The reserved blocks will form the basis of the second bidding round next year.
He made this announcement at the inauguration of the licensing rounds bid evaluation and negotiation committee on Wednesday.
Agyarko mentioned that government is determined to identify further prospects in the Eastern, Central and the onshore Voltain basins to increase the number of blocks available for allocation.
“This will put to test all allocation mechanisms prescribed by the Petroleum Exploration and Production Act (Act 919) in order to examine the efficacy of these mechanisms and to address any challenges that may emerge in the application of the law.”
In explaining the allocation for this year’s round of bidding offer for the oil blocks at the end of the year, Agyarko noted that, three of the blocks will be allotted through open public competitive tender; two shall be allocated through direct negotiations.

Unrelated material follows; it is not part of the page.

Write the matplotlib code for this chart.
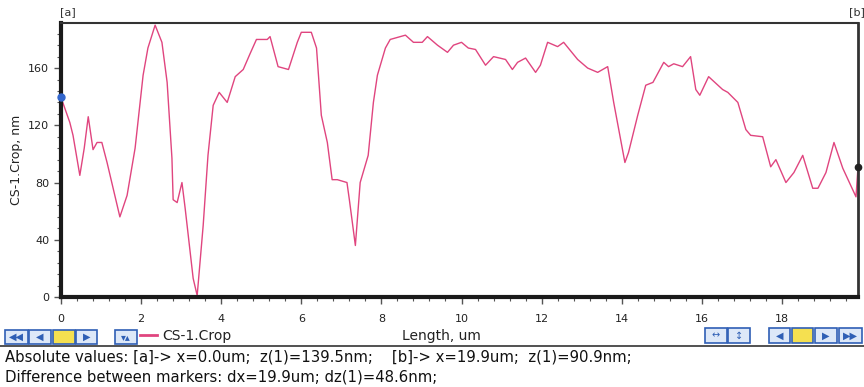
import matplotlib
matplotlib.use("Agg")
import matplotlib.pyplot as plt
from matplotlib.patches import Rectangle
from matplotlib.lines import Line2D
from matplotlib.ticker import MultipleLocator

# profile: length (um) and height (nm)
length_um = [0.0, 0.22, 0.3, 0.47, 0.58, 0.68, 0.8, 0.9, 1.02, 1.15, 1.47, 1.65,
             1.85, 2.05, 2.17, 2.35, 2.52, 2.65, 2.77, 2.8, 2.9, 3.02, 3.1, 3.3,
             3.4, 3.55, 3.67, 3.8, 3.95, 4.15, 4.35, 4.55, 4.72, 4.88, 5.15, 5.22,
             5.42, 5.68, 5.9, 6.0, 6.25, 6.38, 6.5, 6.65, 6.77, 6.9, 7.14, 7.2,
             7.35, 7.47, 7.67, 7.8, 7.9, 8.1, 8.22, 8.6, 8.8, 9.02, 9.15, 9.4,
             9.65, 9.8, 10.0, 10.17, 10.35, 10.6, 10.8, 11.1, 11.27, 11.4, 11.6,
             11.85, 11.97, 12.15, 12.4, 12.55, 12.9, 13.15, 13.4, 13.65, 13.8,
             14.08, 14.17, 14.4, 14.6, 14.78, 15.05, 15.17, 15.3, 15.52, 15.72,
             15.85, 15.95, 16.17, 16.52, 16.65, 16.9, 17.1, 17.22, 17.52, 17.72,
             17.85, 18.1, 18.3, 18.52, 18.77, 18.9, 19.1, 19.3, 19.52, 19.85, 19.9]
height_nm = [139.5, 122, 113, 85, 104, 126, 103, 108, 108, 94, 56, 71,
             104, 155, 174, 190, 178, 150, 97, 68, 66, 80, 62, 13,
             1, 50, 99, 134, 143, 136, 154, 159, 170, 180, 180, 182,
             161, 159, 178, 185, 185, 174, 127, 108, 82, 82, 80, 68,
             36, 80, 99, 136, 155, 174, 180, 183, 178, 178, 182, 176,
             171, 176, 178, 174, 173, 162, 168, 166, 159, 164, 167,
             157, 162, 178, 175, 178, 166, 160, 157, 161, 136,
             94, 101, 127, 148, 150, 164, 161, 163, 161, 168,
             145, 141, 154, 145, 143, 136, 117, 113, 112, 91,
             96, 80, 87, 99, 76, 76, 87, 108, 90, 70, 90.9]

x_ticks = [0, 2, 4, 6, 8, 10, 12, 14, 16, 18]
y_ticks = [0, 40, 80, 120, 160]

W, H = 864, 387
fig = plt.figure(figsize=(W / 100, H / 100), dpi=100)


def fx(px):
    return px / W


def fy(py):
    return 1 - py / H


ax = fig.add_axes([fx(61), fy(297), fx(858) - fx(61), fy(23) - fy(297)])
line_col = '#e0457f'
ax.plot(length_um, height_nm, color=line_col, lw=1.0)
ax.set_xlim(0, 19.9)
ax.set_ylim(0, 191.5)
ax.set_xticks(x_ticks)
ax.set_yticks(y_ticks)
ax.xaxis.set_minor_locator(MultipleLocator(0.4))
ax.yaxis.set_minor_locator(MultipleLocator(8))
ax.tick_params(which='both', direction='out', color='#555555', labelsize=8,
               labelcolor='#222222')
ax.tick_params(axis='x', which='major', pad=7)
ax.tick_params(which='major', length=5, width=1)
ax.tick_params(which='minor', length=3, width=0.8)
for s in ['left', 'bottom']:
    ax.spines[s].set_linewidth(3)
    ax.spines[s].set_color('#1a1a1a')
ax.spines['top'].set_linewidth(1.5)
ax.spines['top'].set_color('#333333')
ax.spines['right'].set_linewidth(2)
ax.spines['right'].set_color('#333333')
ax.set_ylabel('CS-1.Crop, nm', fontsize=9, color='#222222', labelpad=4)
fig.text(fx(441), fy(336), 'Length, um', fontsize=10, color='#222222',
         ha='center', va='center')

# cursor markers
ax.plot([0], [height_nm[0]], 'o', color='#3366cc', ms=5, clip_on=False, zorder=5)
ax.plot([19.9], [height_nm[-1]], 'o', color='#222222', ms=4.5, clip_on=False, zorder=5)
fig.text(fx(60), fy(12), '[a]', fontsize=8, color='#333333', va='center')
fig.text(fx(849), fy(12), '[b]', fontsize=8, color='#333333', va='center')


# toolbar buttons
def button(x0, x1, y0, y1, label='', face='white'):
    fig.add_artist(Rectangle((fx(x0), fy(y1)), fx(x1) - fx(x0), fy(y0) - fy(y1),
                             transform=fig.transFigure, facecolor=face,
                             edgecolor='#2f5fb5', lw=1.2))
    if label:
        fig.text(fx((x0 + x1) / 2), fy((y0 + y1) / 2), label, fontsize=7,
                 color='#2f5fb5', ha='center', va='center')


button(5, 28, 330, 344, '◀◀', '#dde8f8')
button(29, 51, 330, 344, '◀', '#dde8f8')
button(53, 75, 330, 344, '', '#f5e050')
button(76, 97, 330, 344, '▶', '#dde8f8')
button(115, 137, 330, 344, '▾▴', '#dde8f8')
fig.add_artist(Line2D([fx(140), fx(157)], [fy(335), fy(335)], color=line_col,
                      lw=2, transform=fig.transFigure))
fig.text(fx(162), fy(336), 'CS-1.Crop', fontsize=10, color='#222222', va='center')

button(705, 727, 328, 343, '↔', '#dde8f8')
button(728, 750, 328, 343, '↕', '#dde8f8')
button(769, 790, 328, 343, '◀', '#dde8f8')
button(792, 813, 328, 343, '', '#f5e050')
button(815, 837, 328, 343, '▶', '#dde8f8')
button(839, 862, 328, 343, '▶▶', '#dde8f8')

fig.add_artist(Line2D([0, 1], [fy(346), fy(346)], color='#333333', lw=1.2,
                      transform=fig.transFigure))
fig.text(fx(5), fy(357), 'Absolute values: [a]-> x=0.0um;  z(1)=139.5nm;    '
         '[b]-> x=19.9um;  z(1)=90.9nm;', fontsize=10.7, color='#111111', va='center')
fig.text(fx(5), fy(377), 'Difference between markers: dx=19.9um; dz(1)=48.6nm;',
         fontsize=10.7, color='#111111', va='center')

fig.savefig('out.png', dpi=100, facecolor='white')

The remaining one will be reserved for Ghana’s national oil company, the Ghana National Petroleum Corporation (GNPC), to explore in partnership with its chosen strategic partner with the view to developing its technical capacity and becoming an operator.
This year the licensing rounds will be focused on the Western Basin, due to the availability of infrastructure that could facilitate the development of any discovery made in the area.
Agyarko revealed that a fourth Floating, Production, Storage and Offloading (FPSO) vessel will be in place by 2021.
This will ensure a quick development of hydrocarbons, maximising value and minimising cost.
In line with government’s policy objective of replacing existing reserves before they start declining, it has become necessary to create the environment for accelerating activities through the strategy of aggressive exploration.
Agyarko noted that, in preparing for the allocation of more oil blocks in accordance with Act 919, government has put in motion some measures including a regulatory framework to govern the licensing process with the Attorney General’s Department for drafting.
In addition to this, the Ghana Model Petroleum Agreement is being reviewed to align it with the Petroleum Exploration and Production Act (Act 919) and new regulations. Moreover, Government is also developing, for the first time, a Model Joint Operating Agreement, to guide investors on the acceptable norms for joint ventures.
The licensing rounds bid evaluation and negotiation committee will be mandated to setup online data room where all data can be accessed by prospective bidders, as well as embarking on promotion and roadshows in collaboration with the Petroleum Commission, among other key mandates.